Em 1974, um punhado de militares deitou abaixo um regime opressor de 40 anos e proclamou as amplas liberdades. Eu era um desses militares. Anónimo, esperançoso e amedrontado, a minha participação foi irrelevante. Tinha 22 anos, militava então num movimento sem nome que se empenhava na contestação da Guerra Colonial e das profundas injustiças sociais. Manifestávamo-nos ao fim da tarde, no Largo da Portagem, por entre agentes armados. Ordeiramente.
Quando me chamaram para a tropa imaginei de imediato a situação comum de ir bater com os costados em África. Mas não. Naquela madrugada, em Mafra, feito Cadete na véspera, acordei estremunhado com um movimento inaudito. Saímos sem saber para onde. De vez em quando eu espreitava o escuro, içando a lona da Berlier. Estávamos a andar para sul, achava eu. Não parecia o costumeiro caminho da carreira de tiro.
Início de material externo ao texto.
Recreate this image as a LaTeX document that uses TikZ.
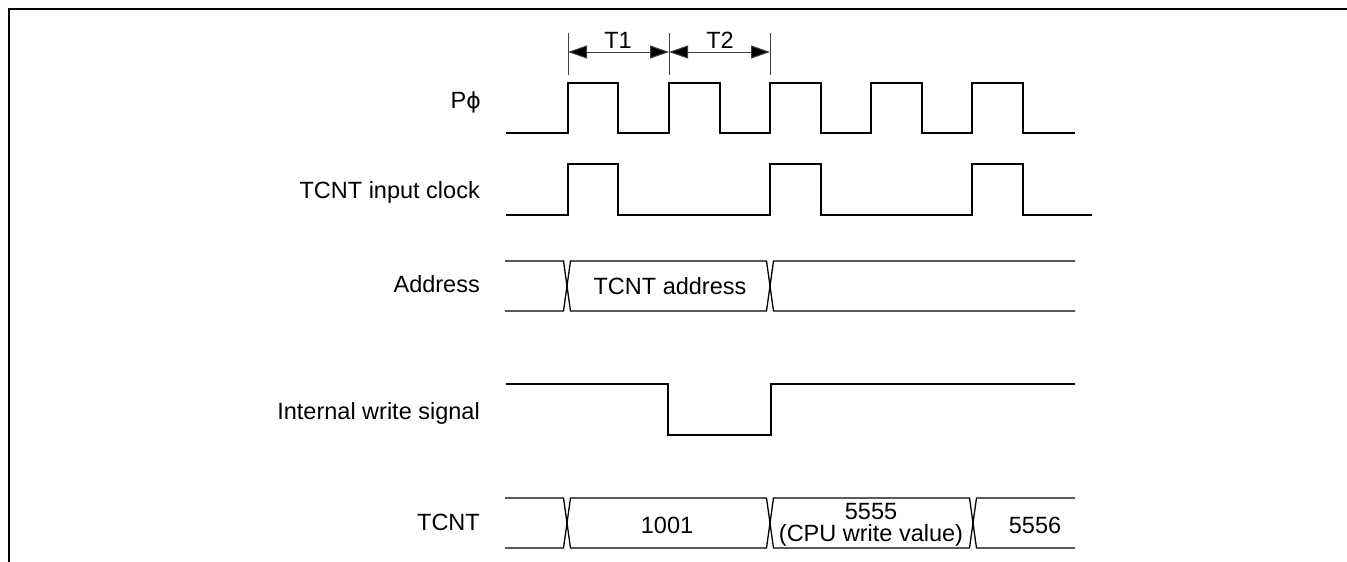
\documentclass[tikz,border=0pt]{standalone}
\usepackage{fontspec}
\setmainfont{Liberation Sans}
\newfontfamily\dejavu{DejaVu Sans}
\usetikzlibrary{arrows.meta}
\tikzset{
  sig/.style={line width=1.3pt, line join=miter},
  lbl/.style={anchor=east, inner sep=0pt, font=\fontsize{23.5}{26}\selectfont},
  txt/.style={inner sep=0pt, font=\fontsize{23.5}{26}\selectfont},
  dim/.style={line width=1pt, draw=black!75, {Triangle[length=19pt,width=13pt,fill=black]}-{Triangle[length=19pt,width=13pt,fill=black]}},
  tick/.style={line width=1pt, draw=black!75},
}
\begin{document}
\begin{tikzpicture}[x=1pt,y=-1pt]
\useasboundingbox (0,0) rectangle (1347,562);
% frame
\draw[line width=1.8pt] (9,562) -- (9,9) -- (1347,9);
% labels
\node[lbl] (lphi) at (481,102) {P{\dejavu\fontsize{22}{24}\selectfont ϕ}};
\node[lbl] (lclk) at (480,192) {TCNT input clock};
\node[lbl] (ladr) at (480,284) {Address};
\node[lbl] (lwr) at (480,413) {Internal write signal};
\node[lbl] (ltc) at (480,522) {TCNT};
% T1/T2
\coordinate (k1) at (568,52);
\coordinate (k2) at (669,52);
\coordinate (k3) at (770,52);
\draw[tick] (568,33) -- (568,75);
\draw[tick] (669,33) -- (669,75);
\draw[tick] (770,33) -- (770,75);
\draw[dim] (k1) -- (k2);
\draw[dim] (k2) -- (k3);
\node[txt] (t1) at (618,40) {T1};
\node[txt] (t2) at (720,40) {T2};
% P phi
\draw[sig] (506,133) -- (568,133) -- (568,83) -- (618,83) -- (618,133) -- (669,133) -- (669,83) -- (720,83) -- (720,133) -- (770,133) -- (770,83) -- (821,83) -- (821,133) -- (871,133) -- (871,83) -- (922,83) -- (922,133) -- (972,133) -- (972,83) -- (1023,83) -- (1023,133) -- (1075,133);
% TCNT input clock
\draw[sig] (506,215) -- (568,215) -- (568,164) -- (618,164) -- (618,215) -- (770,215) -- (770,164) -- (821,164) -- (821,215) -- (972,215) -- (972,164) -- (1023,164) -- (1023,215) -- (1092,215);
% Address
\draw[sig] (505,261) -- (563.5,261) -- (570.5,311) -- (766.5,311) -- (773.5,261) -- (1075,261);
\draw[sig] (505,311) -- (563.5,311) -- (570.5,261) -- (766.5,261) -- (773.5,311) -- (1075,311);
\node[txt] (aaddr) at (670,286) {TCNT address};
% Internal write
\draw[sig] (506,384) -- (668,384) -- (668,435) -- (771,435) -- (771,384) -- (1075,384);
% TCNT
\draw[sig] (505,498) -- (563.5,498) -- (570.5,548) -- (766.5,548) -- (773.5,498) -- (969.5,498) -- (976.5,548) -- (1075,548);
\draw[sig] (505,548) -- (563.5,548) -- (570.5,498) -- (766.5,498) -- (773.5,548) -- (969.5,548) -- (976.5,498) -- (1075,498);
\node[txt] (v1) at (667,525) {1001};
\node[txt, align=center, font=\fontsize{23.5}{21.7}\selectfont] (v2) at (871,525) {5555\\(CPU write value)};
\node[txt] (v3) at (1035,525) {5556};
\end{tikzpicture}
\end{document}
Quase todos os Portugueses souberam, antes de mim, o que estava a acontecer.
O regresso
Depois, voltámos para casa, aliviados e muito confusos. Gerámos os nossos filhos, envoltos numa fé inocente , feita de pradarias verdes, de liberdades matinais, de brisas esperançosas. Quando eles nasceram, decidimos colocá-los nesse mundo novo, asséptico e promissor. Que lindas iam ser as nossas crianças!. E que boas ficariam, respirando com naturalidade essa brisa revigorante da Liberdade e da Autoridade Democrática.
A traição
Porém, todos nos enganámos. A inocência de Abril foi traída. A Liberdade plastificou-se. As verdes pradarias desbotaram e foram conspurcadas. Vândalos, arruaceiros, perigosos cretinos, embarrigados de ignorância arrogante e soberba pulularam pelas cidades. Traficantes instalaram-se impávidos. Governos recostaram-se, discutindo se é bom ou mau ser paneleiro. A anarquia surgiu rodeada de novíssimas teorias pedagógicas. O imbecil politicamente correcto e a morte da veemência são valores supremos nesta sociedade esvaziada. O culto do imediato e do pronto sem dor desembocou, naturalmente, nesta perversão de desejar permanecer idiota para sempre.
A brisa que passa traz maus presságios e cheiro de enxofre, dia após dia, ano após ano.
Filhos da Madrugada
Foi nessa conjuntura que cresceram os nossos filhos delinquentes. Nos seus olhos há como a súplica violenta e muda de serem ajudados. Eles não foram ensinados a ter consciência, a reflectir, a analisar, a raciocinar, a perdoar, a respeitar. Construíram-se sozinhos, cercados de rodriguinhos bestas e de apoio exagerado. Ter tudo acabou por tudo lhes tirar. E eis o fenómeno que nenhum desses espertíssimos pedagogos tinha previsto. Ao empossar as crianças de tantos direitos à arrogância, à má educação, à preguiça, à libertinagem; ao prescrever que os adultos se devem baixar diante da opinião duvidosa desses engraçados déspotas; ao lhes atribuir uma opinião respeitável; ao lhes desobstruir e aplanar todos os caminhos, construíram pequenos monstros capazes de esbofetear os pais, de violar as irmãs, de emporcalhar tudo à sua volta, de assaltar e matar velhos indefesos, sem um estremecimento…
Fomos nós que os fizemos assim. Eles têm olhos de ódio e de desprezo quando atentam na nossa amabilidade e submissão. Os seus olhos estão sempre a dizer-nos: “Eduquem-me, palhaços!”